*Challenge*
Your output must consist solely of the lines from the "Write a Python" line through the "0.2640, 0.2612, 0.2582]" line, exactly as written, without images.

Source code of charts
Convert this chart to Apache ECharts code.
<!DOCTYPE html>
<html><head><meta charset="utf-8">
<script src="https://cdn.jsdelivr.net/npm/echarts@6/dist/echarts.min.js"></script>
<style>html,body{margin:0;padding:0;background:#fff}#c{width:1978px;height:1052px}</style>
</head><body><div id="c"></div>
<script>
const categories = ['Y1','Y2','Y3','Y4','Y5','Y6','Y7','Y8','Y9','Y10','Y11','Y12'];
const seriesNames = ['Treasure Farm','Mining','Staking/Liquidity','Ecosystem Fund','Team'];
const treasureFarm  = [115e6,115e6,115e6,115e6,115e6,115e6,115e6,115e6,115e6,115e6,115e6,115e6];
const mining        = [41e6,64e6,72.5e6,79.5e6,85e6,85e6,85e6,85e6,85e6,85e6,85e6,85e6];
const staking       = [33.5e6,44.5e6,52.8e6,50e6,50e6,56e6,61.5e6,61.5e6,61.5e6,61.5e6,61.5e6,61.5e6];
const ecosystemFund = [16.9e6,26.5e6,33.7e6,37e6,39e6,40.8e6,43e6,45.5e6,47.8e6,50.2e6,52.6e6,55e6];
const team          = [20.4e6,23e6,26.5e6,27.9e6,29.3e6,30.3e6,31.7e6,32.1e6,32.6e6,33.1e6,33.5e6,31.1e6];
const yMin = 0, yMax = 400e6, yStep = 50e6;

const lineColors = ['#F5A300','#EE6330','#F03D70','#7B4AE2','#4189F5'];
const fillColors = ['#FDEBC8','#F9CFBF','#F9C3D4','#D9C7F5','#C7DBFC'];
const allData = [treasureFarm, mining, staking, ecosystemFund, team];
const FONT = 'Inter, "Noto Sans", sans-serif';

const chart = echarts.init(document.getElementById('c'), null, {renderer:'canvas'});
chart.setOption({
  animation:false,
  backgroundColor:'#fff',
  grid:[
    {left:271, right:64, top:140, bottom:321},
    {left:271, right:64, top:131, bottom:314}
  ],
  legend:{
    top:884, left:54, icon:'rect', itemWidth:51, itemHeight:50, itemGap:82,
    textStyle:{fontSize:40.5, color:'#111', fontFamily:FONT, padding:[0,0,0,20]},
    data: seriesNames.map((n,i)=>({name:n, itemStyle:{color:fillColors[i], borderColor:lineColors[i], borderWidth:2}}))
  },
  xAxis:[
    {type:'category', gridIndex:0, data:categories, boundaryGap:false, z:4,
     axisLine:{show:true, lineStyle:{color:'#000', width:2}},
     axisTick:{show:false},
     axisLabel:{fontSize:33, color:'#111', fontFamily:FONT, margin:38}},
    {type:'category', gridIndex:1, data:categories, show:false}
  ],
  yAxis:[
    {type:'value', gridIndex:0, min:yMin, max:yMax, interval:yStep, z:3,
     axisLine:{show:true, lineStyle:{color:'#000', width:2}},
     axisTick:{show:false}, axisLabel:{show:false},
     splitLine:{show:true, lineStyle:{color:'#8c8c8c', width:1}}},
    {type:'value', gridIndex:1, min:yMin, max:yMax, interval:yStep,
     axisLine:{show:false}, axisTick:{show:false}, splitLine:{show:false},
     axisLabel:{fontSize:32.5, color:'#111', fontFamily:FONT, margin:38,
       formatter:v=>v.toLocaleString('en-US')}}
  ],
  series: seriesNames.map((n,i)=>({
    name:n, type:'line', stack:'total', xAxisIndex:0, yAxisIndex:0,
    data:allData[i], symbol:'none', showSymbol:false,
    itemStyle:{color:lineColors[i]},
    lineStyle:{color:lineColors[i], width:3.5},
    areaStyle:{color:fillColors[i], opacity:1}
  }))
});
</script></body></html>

* * *

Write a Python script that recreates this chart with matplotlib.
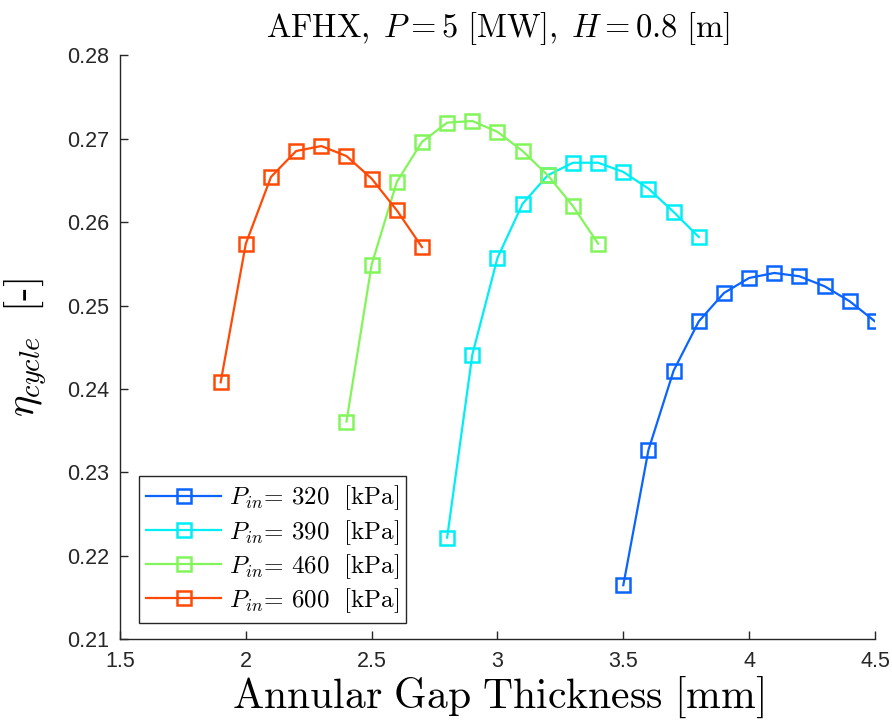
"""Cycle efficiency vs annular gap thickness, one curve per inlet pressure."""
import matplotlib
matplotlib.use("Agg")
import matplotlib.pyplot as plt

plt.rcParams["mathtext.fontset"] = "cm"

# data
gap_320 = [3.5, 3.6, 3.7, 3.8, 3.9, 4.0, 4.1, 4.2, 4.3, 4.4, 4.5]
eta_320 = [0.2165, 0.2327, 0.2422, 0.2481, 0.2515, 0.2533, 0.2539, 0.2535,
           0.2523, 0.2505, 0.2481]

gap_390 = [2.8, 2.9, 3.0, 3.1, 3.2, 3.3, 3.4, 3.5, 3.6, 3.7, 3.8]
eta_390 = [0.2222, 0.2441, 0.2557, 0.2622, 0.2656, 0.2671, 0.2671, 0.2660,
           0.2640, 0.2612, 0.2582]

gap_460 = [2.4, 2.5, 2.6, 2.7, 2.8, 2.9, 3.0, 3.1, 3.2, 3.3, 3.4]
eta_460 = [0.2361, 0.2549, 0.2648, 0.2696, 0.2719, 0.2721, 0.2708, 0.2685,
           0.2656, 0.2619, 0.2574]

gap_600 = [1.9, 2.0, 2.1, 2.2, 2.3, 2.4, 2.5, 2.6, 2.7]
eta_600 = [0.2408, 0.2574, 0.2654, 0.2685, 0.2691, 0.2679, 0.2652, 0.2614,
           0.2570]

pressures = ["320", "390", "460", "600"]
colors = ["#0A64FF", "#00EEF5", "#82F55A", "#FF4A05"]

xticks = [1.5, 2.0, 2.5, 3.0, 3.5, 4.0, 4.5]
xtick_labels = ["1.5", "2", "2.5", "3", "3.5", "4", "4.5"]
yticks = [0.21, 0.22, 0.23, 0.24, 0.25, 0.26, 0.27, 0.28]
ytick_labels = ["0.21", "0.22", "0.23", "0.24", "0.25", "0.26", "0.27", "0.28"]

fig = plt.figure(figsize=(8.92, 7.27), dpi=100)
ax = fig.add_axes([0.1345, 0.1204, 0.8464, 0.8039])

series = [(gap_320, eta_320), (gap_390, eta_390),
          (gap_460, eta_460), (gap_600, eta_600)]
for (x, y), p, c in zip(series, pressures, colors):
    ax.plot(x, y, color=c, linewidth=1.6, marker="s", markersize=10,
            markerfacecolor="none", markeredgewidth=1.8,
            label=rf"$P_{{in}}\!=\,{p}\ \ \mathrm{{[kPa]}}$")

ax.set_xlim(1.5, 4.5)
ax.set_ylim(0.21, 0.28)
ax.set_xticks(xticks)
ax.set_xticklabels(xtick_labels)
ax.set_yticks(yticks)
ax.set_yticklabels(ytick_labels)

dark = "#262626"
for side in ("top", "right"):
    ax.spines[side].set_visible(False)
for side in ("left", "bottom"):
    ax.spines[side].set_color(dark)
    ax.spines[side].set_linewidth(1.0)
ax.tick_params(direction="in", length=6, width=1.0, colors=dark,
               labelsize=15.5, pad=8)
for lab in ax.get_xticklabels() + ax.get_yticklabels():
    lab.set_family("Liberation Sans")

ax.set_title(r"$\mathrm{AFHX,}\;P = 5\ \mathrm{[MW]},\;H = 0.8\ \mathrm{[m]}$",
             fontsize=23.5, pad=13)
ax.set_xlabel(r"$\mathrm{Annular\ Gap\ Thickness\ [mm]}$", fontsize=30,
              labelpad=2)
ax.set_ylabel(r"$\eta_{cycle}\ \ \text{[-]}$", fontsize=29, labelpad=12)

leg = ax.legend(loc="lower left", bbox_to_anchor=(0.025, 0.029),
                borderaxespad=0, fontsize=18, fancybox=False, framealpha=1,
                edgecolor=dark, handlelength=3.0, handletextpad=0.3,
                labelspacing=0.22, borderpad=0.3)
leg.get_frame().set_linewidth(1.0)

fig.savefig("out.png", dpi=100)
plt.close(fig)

--

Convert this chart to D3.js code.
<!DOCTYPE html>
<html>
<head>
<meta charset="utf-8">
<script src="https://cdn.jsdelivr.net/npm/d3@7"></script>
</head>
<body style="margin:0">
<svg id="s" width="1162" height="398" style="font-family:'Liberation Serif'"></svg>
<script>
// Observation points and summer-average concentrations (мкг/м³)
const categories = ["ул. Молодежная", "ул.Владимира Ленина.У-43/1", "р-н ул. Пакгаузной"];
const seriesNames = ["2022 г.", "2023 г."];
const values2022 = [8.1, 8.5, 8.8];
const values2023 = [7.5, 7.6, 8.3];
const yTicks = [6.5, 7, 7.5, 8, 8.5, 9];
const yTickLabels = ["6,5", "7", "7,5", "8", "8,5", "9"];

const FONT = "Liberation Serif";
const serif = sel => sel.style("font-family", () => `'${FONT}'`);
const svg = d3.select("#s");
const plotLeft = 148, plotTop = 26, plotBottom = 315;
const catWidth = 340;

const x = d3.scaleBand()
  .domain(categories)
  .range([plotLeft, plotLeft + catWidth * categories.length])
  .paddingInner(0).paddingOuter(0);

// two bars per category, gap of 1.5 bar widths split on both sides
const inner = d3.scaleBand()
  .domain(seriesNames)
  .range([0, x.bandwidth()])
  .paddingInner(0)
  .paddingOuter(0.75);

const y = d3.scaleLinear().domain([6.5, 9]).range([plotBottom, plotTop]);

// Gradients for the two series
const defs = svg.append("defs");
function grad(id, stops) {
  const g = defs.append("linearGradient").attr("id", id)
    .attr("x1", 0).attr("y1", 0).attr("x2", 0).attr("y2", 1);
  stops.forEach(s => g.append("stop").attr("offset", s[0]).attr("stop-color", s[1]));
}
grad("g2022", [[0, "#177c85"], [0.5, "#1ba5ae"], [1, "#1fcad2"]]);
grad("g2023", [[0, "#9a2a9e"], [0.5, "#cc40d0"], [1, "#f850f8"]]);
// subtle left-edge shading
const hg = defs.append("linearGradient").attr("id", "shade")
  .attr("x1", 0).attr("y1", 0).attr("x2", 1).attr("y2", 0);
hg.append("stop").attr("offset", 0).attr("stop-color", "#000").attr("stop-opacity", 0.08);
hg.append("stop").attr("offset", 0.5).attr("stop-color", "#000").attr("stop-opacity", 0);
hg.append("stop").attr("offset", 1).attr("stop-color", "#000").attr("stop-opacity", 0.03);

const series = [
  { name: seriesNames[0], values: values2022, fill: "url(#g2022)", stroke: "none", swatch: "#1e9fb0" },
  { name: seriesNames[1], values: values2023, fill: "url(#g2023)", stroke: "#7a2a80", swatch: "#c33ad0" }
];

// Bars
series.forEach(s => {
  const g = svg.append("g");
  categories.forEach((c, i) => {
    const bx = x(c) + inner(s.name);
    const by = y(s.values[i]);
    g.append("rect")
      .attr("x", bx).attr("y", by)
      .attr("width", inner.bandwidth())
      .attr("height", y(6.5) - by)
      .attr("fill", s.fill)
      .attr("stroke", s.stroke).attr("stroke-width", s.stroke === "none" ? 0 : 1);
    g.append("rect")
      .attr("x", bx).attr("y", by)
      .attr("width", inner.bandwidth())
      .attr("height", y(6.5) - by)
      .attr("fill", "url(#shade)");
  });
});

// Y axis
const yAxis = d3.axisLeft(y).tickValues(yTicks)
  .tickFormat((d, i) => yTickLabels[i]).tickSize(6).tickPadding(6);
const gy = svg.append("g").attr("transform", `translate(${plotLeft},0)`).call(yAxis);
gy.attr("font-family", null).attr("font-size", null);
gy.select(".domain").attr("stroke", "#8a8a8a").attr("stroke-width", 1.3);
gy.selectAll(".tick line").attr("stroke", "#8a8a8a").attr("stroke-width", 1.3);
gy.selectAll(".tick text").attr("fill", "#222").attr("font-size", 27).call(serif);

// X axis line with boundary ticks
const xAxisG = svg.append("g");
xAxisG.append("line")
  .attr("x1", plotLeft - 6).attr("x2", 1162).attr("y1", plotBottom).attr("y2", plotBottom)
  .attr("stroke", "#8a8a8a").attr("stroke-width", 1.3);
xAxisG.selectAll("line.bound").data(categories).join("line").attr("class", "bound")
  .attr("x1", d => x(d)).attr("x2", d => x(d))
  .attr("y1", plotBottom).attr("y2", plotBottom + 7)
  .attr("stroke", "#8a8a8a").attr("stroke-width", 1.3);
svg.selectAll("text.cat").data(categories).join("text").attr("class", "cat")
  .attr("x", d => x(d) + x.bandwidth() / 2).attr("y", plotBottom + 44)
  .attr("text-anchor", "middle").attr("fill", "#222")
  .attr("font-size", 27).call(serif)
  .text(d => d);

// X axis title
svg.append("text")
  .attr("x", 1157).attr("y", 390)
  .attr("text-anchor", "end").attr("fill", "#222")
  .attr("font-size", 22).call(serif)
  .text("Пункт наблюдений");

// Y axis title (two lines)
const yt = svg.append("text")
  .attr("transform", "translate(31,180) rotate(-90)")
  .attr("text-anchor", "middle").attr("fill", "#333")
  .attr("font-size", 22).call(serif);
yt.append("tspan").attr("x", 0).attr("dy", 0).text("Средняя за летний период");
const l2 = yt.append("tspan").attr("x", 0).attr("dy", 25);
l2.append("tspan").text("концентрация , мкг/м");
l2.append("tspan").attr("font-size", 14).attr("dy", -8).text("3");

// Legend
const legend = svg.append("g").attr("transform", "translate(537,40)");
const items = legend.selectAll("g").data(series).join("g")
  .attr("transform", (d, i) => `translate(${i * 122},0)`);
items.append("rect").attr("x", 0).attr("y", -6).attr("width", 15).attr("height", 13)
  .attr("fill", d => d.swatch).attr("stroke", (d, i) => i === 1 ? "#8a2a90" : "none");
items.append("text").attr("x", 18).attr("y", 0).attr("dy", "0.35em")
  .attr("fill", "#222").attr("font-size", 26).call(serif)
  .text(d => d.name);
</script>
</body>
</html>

*Task result*
Write a Python script that recreates this chart with matplotlib.
"""Cycle efficiency vs annular gap thickness, one curve per inlet pressure."""
import matplotlib
matplotlib.use("Agg")
import matplotlib.pyplot as plt

plt.rcParams["mathtext.fontset"] = "cm"

# data
gap_320 = [3.5, 3.6, 3.7, 3.8, 3.9, 4.0, 4.1, 4.2, 4.3, 4.4, 4.5]
eta_320 = [0.2165, 0.2327, 0.2422, 0.2481, 0.2515, 0.2533, 0.2539, 0.2535,
           0.2523, 0.2505, 0.2481]

gap_390 = [2.8, 2.9, 3.0, 3.1, 3.2, 3.3, 3.4, 3.5, 3.6, 3.7, 3.8]
eta_390 = [0.2222, 0.2441, 0.2557, 0.2622, 0.2656, 0.2671, 0.2671, 0.2660,
           0.2640, 0.2612, 0.2582]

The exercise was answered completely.